Raw data:

==============================

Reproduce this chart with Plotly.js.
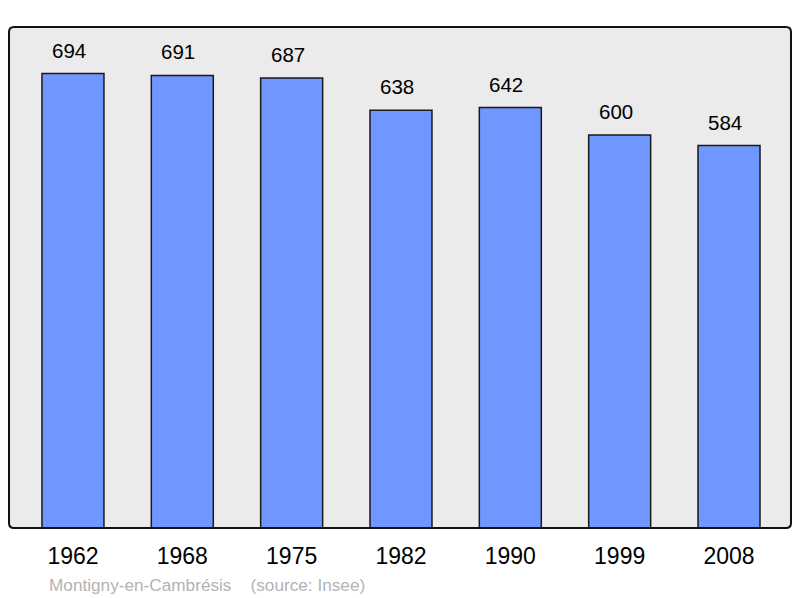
<!DOCTYPE html>
<html><head><meta charset="utf-8">
<script src="https://cdn.plot.ly/plotly-3.0.1.min.js"></script>
<style>html,body{margin:0;padding:0;background:#fff}#c{width:800px;height:598px}</style>
</head><body><div id="c"></div>
<script>
const years = ["1962","1968","1975","1982","1990","1999","2008"];
const population = [694, 691, 687, 638, 642, 600, 584];
const footer = "Montigny-en-Cambrésis    (source: Insee)";

const idx = years.map((_, i) => i);
const trace = {
  type: "bar", x: idx, y: population, width: 0.567,
  marker: {color: "#7096ff", line: {color: "#1a1a1a", width: 1.5}},
  hoverinfo: "none"
};
const ann = population.map((v, i) => ({
  x: i, y: v, xref: "x", yref: "y", text: String(v), showarrow: false,
  yanchor: "bottom", yshift: 10, xshift: -4,
  font: {family: "Liberation Sans, Arial, sans-serif", size: 20.5, color: "#000"}
}));
ann.push({
  xref: "paper", yref: "paper", x: 38/782, y: -0.113, xanchor: "left", yanchor: "middle",
  text: footer, showarrow: false,
  font: {family: "Liberation Sans, Arial, sans-serif", size: 17.2, color: "#b3b3b3"}
});
const rx = 5/782, ry = 5/501;
const path = `M ${rx},0 L ${1-rx},0 Q 1,0 1,${ry} L 1,${1-ry} Q 1,1 ${1-rx},1 L ${rx},1 Q 0,1 0,${1-ry} L 0,${ry} Q 0,0 ${rx},0 Z`;
const layout = {
  width: 800, height: 598,
  margin: {l: 9, r: 9, t: 27, b: 70},
  paper_bgcolor: "#fff", plot_bgcolor: "#ebebeb",
  showlegend: false,
  xaxis: {range: [-0.585, 6.567], tickmode: "array", tickvals: idx, ticktext: years,
    showgrid: false, zeroline: false, showline: false, ticks: "",
    tickfont: {family: "Liberation Sans, Arial, sans-serif", size: 23, color: "#000"},
    ticklabelstandoff: 12},
  yaxis: {range: [0, 765], showgrid: false, zeroline: false, showticklabels: false, showline: false},
  annotations: ann,
  shapes: [{type: "path", xref: "paper", yref: "paper", path: path,
    line: {color: "#111", width: 2}, fillcolor: "rgba(0,0,0,0)", layer: "above"}]
};
Plotly.newPlot("c", [trace], layout, {staticPlot: true, displayModeBar: false});
</script></body></html>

==============================

Task instructions:
Reproduce the data verbatim. Do not carry any picture into the copy.

Exercise solution:
Reproduce this chart with Plotly.js.
<!DOCTYPE html>
<html><head><meta charset="utf-8">
<script src="https://cdn.plot.ly/plotly-3.0.1.min.js"></script>
<style>html,body{margin:0;padding:0;background:#fff}#c{width:800px;height:598px}</style>
</head><body><div id="c"></div>
<script>
const years = ["1962","1968","1975","1982","1990","1999","2008"];
const population = [694, 691, 687, 638, 642, 600, 584];
const footer = "Montigny-en-Cambrésis    (source: Insee)";

const idx = years.map((_, i) => i);
const trace = {
  type: "bar", x: idx, y: population, width: 0.567,
  marker: {color: "#7096ff", line: {color: "#1a1a1a", width: 1.5}},
  hoverinfo: "none"
};
const ann = population.map((v, i) => ({
  x: i, y: v, xref: "x", yref: "y", text: String(v), showarrow: false,
  yanchor: "bottom", yshift: 10, xshift: -4,
  font: {family: "Liberation Sans, Arial, sans-serif", size: 20.5, color: "#000"}
}));
ann.push({
  xref: "paper", yref: "paper", x: 38/782, y: -0.113, xanchor: "left", yanchor: "middle",
  text: footer, showarrow: false,
  font: {family: "Liberation Sans, Arial, sans-serif", size: 17.2, color: "#b3b3b3"}
});
const rx = 5/782, ry = 5/501;
const path = `M ${rx},0 L ${1-rx},0 Q 1,0 1,${ry} L 1,${1-ry} Q 1,1 ${1-rx},1 L ${rx},1 Q 0,1 0,${1-ry} L 0,${ry} Q 0,0 ${rx},0 Z`;
const layout = {
  width: 800, height: 598,
  margin: {l: 9, r: 9, t: 27, b: 70},
  paper_bgcolor: "#fff", plot_bgcolor: "#ebebeb",
  showlegend: false,
  xaxis: {range: [-0.585, 6.567], tickmode: "array", tickvals: idx, ticktext: years,
    showgrid: false, zeroline: false, showline: false, ticks: "",
    tickfont: {family: "Liberation Sans, Arial, sans-serif", size: 23, color: "#000"},
    ticklabelstandoff: 12},
  yaxis: {range: [0, 765], showgrid: false, zeroline: false, showticklabels: false, showline: false},
  annotations: ann,
  shapes: [{type: "path", xref: "paper", yref: "paper", path: path,
    line: {color: "#111", width: 2}, fillcolor: "rgba(0,0,0,0)", layer: "above"}]
};
Plotly.newPlot("c", [trace], layout, {staticPlot: true, displayModeBar: false});
</script></body></html>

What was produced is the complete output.